As for the how-does-it-work point: if we start with a predictive hierarchy but then warp some pieces to fix their set-points, how do we end up with something which strategically minimizes the prediction error of those parts? When I think of freezing some of the predictions, it seems like what you get is a world-model which is locked into some beliefs, not something which strategizes to make those predictions true.

As I mentioned in the other comment, I have seen other work which gets agents out of this sort of thing; but it seems likely they had different definitions of key ideas such as minimizing prediction error, so your response would be illuminating.

• Well-working Bayesian systems minimize prediction error in the sense that they tweak their own weights (that is, probabilities) so as to reduce future error, in response to stimuli. They don't have a tendency to produce outputs now which are expected to reduce later prediction error. This is also true of small parts in a Bayesian network; each is individually responsible for minimizing its own prediction error of downstream info, using upstream info as helpful "freebie" information which it can benefit from in its downstream predictions. So, if you freeze a small part, its downstream neighbors will simply stop using it, because its frozen output is not useful. Upstream neighbors get the easy job of predicting the frozen values.
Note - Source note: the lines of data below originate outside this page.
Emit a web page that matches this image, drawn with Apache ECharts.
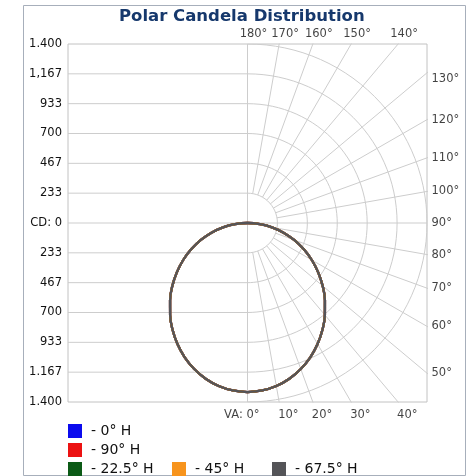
<!DOCTYPE html>
<html>
<head>
<meta charset="utf-8">
<script src="https://cdn.jsdelivr.net/npm/echarts@6/dist/echarts.min.js"></script>
<style>
  html, body { margin: 0; padding: 0; background: #fff; }
  #chart { width: 468px; height: 476px; }
</style>
</head>
<body>
<div id="chart"></div>
<script>
// vertical angles in degrees, 0 = straight down
const vaAngles = [0, 5, 10, 15, 20, 25, 30, 35, 40, 45, 50, 55, 60, 65, 70, 75, 80, 85, 90];

// candela per horizontal plane (the five curves lie on top of each other)
const cd0H   = [1322, 1315, 1295, 1261, 1215, 1159, 1093, 1019, 939, 854, 765, 673, 579, 483, 387, 291, 194, 97, 0];
const cd90H  = [1322, 1315, 1295, 1261, 1215, 1159, 1093, 1019, 939, 854, 765, 673, 579, 483, 387, 291, 194, 97, 0];
const cd225H = [1322, 1315, 1295, 1261, 1215, 1159, 1093, 1019, 939, 854, 765, 673, 579, 483, 387, 291, 194, 97, 0];
const cd45H  = [1322, 1315, 1295, 1261, 1215, 1159, 1093, 1019, 939, 854, 765, 673, 579, 483, 387, 291, 194, 97, 0];
const cd675H = [1322, 1315, 1295, 1261, 1215, 1159, 1093, 1019, 939, 854, 765, 673, 579, 483, 387, 291, 194, 97, 0];

const planeNames = ['0° H', '90° H', '22.5° H', '45° H', '67.5° H'];

// candela scale
const cdMax = 1400;
const cdStep = 1400 / 6;
const cdTickLabels = ['1.400', '1,167', '933', '700', '467', '233', 'CD: 0', '233', '467', '700', '933', '1.167', '1.400'];

// polar grid
const rayAngles = [10, 20, 30, 40, 50, 60, 70, 80, 100, 110, 120, 130, 140, 150, 160, 170];
const labelAngles = [0, 10, 20, 30, 40, 50, 60, 70, 80, 90, 100, 110, 120, 130, 140, 150, 160, 170, 180];

const planeValues = [cd0H, cd90H, cd225H, cd45H, cd675H];
const planeColors = ['#0b0bee', '#ec1212', '#0b5a16', '#f7941d', '#545458'];

const rad = d => d * Math.PI / 180;
// side 1 = right half, -1 = mirrored left half
const polarPt = (r, va, side) => [side * r * Math.sin(rad(va)), -r * Math.cos(rad(va))];

function curve(vals) {
  const pts = vaAngles.map((a, i) => polarPt(vals[i], a, 1));
  for (let i = vaAngles.length - 2; i >= 0; i--) pts.push(polarPt(vals[i], vaAngles[i], -1));
  return pts;
}

const gridStyle = { color: '#cdcdcd', width: 1 };
function helperLine(data) {
  return {
    type: 'line', data: data, symbol: 'none', silent: true, animation: false,
    lineStyle: gridStyle, z: 1, clip: true, legendHoverLink: false
  };
}

const series = [];

// horizontal candela lines on the left half
for (let k = -5; k <= 5; k++) {
  const v = k * cdStep;
  series.push(helperLine([[-cdMax, v], [k === 0 ? cdMax : 0, v]]));
}
// vertical 0/180 line
series.push(helperLine([[0, -cdMax], [0, cdMax]]));
// arcs on the right half
for (let k = 1; k <= 6; k++) {
  const r = k * cdStep;
  const arc = [];
  for (let a = 0; a <= 180; a += 3) arc.push(polarPt(r, a, 1));
  series.push(helperLine(arc));
}
// rays, starting at the first ring, clipped by the grid box
rayAngles.forEach(a => {
  series.push(helperLine([polarPt(cdStep, a, 1), polarPt(cdMax * 2, a, 1)]));
});

// angle labels where the rays meet the box
const labelData = labelAngles.map(a => {
  const dx = Math.sin(rad(a)), dy = -Math.cos(rad(a));
  const tX = Math.abs(dx) > 1e-9 ? cdMax / Math.abs(dx) : Infinity;
  const tY = Math.abs(dy) > 1e-9 ? cdMax / Math.abs(dy) : Infinity;
  const t = Math.min(tX, tY);
  const edge = tX < tY - 1e-6 ? 'right' : (dy > 0 ? 'top' : 'bottom');
  let label;
  if (edge === 'top') label = { position: 'top', distance: 3, offset: [6, 0] };
  else if (edge === 'right') label = { position: 'right', distance: 4, offset: [0, a === 130 ? 6 : 0] };
  else if (a === 0) label = { position: 'bottom', distance: 7, align: 'right', offset: [12, 0] };
  else label = { position: 'bottom', distance: 7, align: 'left', offset: [-1, 0] };
  label.formatter = (a === 0 ? 'VA: ' : '') + a + '°';
  return { value: [dx * t, dy * t], label: label };
});

series.push({
  type: 'scatter', data: labelData, symbol: 'rect', symbolSize: 1, clip: false,
  silent: true, animation: false, z: 6,
  itemStyle: { color: 'rgba(0,0,0,0)' },
  label: { show: true, fontSize: 11.5, color: '#111', fontFamily: 'DejaVu Sans' }
});

// candela curves
planeNames.forEach((n, i) => {
  series.push({
    name: n, type: 'line', data: curve(planeValues[i]), symbol: 'none', smooth: 0.4,
    color: planeColors[i], lineStyle: { width: 2.3 }, z: 5,
    animation: false, silent: true
  });
});

const legendSlots = [[68, 424], [68, 443], [68, 462], [172, 462], [272, 462]];

const chart = echarts.init(document.getElementById('chart'));
chart.setOption({
  backgroundColor: '#fff',
  animation: false,
  title: {
    text: 'Polar Candela Distribution', left: 119, top: 8, padding: 0,
    textStyle: { fontSize: 16.5, fontWeight: 'bold', color: '#16386c', fontFamily: 'DejaVu Sans' }
  },
  graphic: [{
    type: 'rect', silent: true, z: -1,
    shape: { x: 23.5, y: 5.5, width: 442, height: 470 },
    style: { fill: 'none', stroke: '#a7afbb', lineWidth: 1 }
  }],
  legend: planeNames.map((n, i) => ({
    data: [n], left: legendSlots[i][0], top: legendSlots[i][1], padding: 0,
    icon: 'rect', itemWidth: 14, itemHeight: 14, selectedMode: false,
    formatter: '- {name}',
    textStyle: { fontSize: 14, color: '#111', fontFamily: 'DejaVu Sans', padding: [0, 0, 0, 4] }
  })),
  grid: {
    left: 68, top: 44, right: 41, bottom: 74,
    show: true, borderColor: '#c2c2c2', borderWidth: 1
  },
  xAxis: {
    type: 'value', min: -cdMax, max: cdMax, show: false
  },
  yAxis: {
    type: 'value', min: -cdMax, max: cdMax, interval: cdStep,
    axisLine: { show: false }, axisTick: { show: false }, splitLine: { show: false },
    axisLabel: {
      margin: 6, fontSize: 11.5, color: '#111', fontFamily: 'DejaVu Sans',
      formatter: v => cdTickLabels[Math.round((cdMax - v) / cdStep)]
    }
  },
  series: series
});
</script>
</body>
</html>
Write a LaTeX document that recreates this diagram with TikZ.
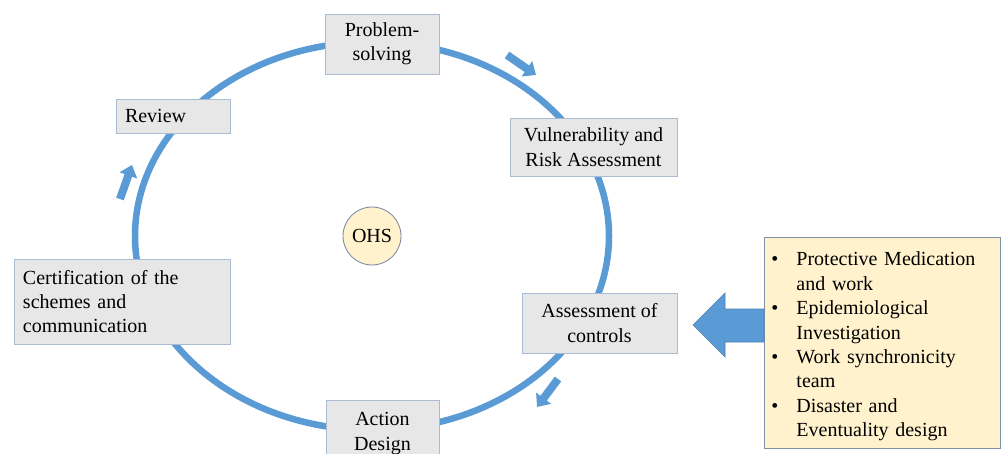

So a mostly-bayesian system with some frozen parts doesn't seem to start trying to minimize the prediction error of the frozen bit in other ways, because each part is responsible for minimizing their own error.
• Similarly for artificial neural networks: freezing a sub-network makes its feedforward signal useless to downstream neurons, and its backprop information little more interesting than that. Other systems of predictive hierarchies seem likely to get similar results.

The problem here is that these systems are only trying to minimize prediction error on the current step. A predictive system may have long-term models, but error is only back-propagated in a way which encourages each individual prediction to be more accurate for the time-step it was made, not in a way which encourages outputs to strategically make future inputs easier to predict.

So, the way I see it, in order for a system to strategically act so as to minimize future prediction error of a frozen sub-part, you'd need a part of the system to act as a reinforcement learner whose reward signal was the prediction error of the other part. This is not how parts of a predictive hierarchy tend to behave. Parts of a predictive hierarchy learn to reduce their own predictive error -- and even there, they learn to produce outputs which are more similar to their observations, not to manipulate things so as to better match predictions.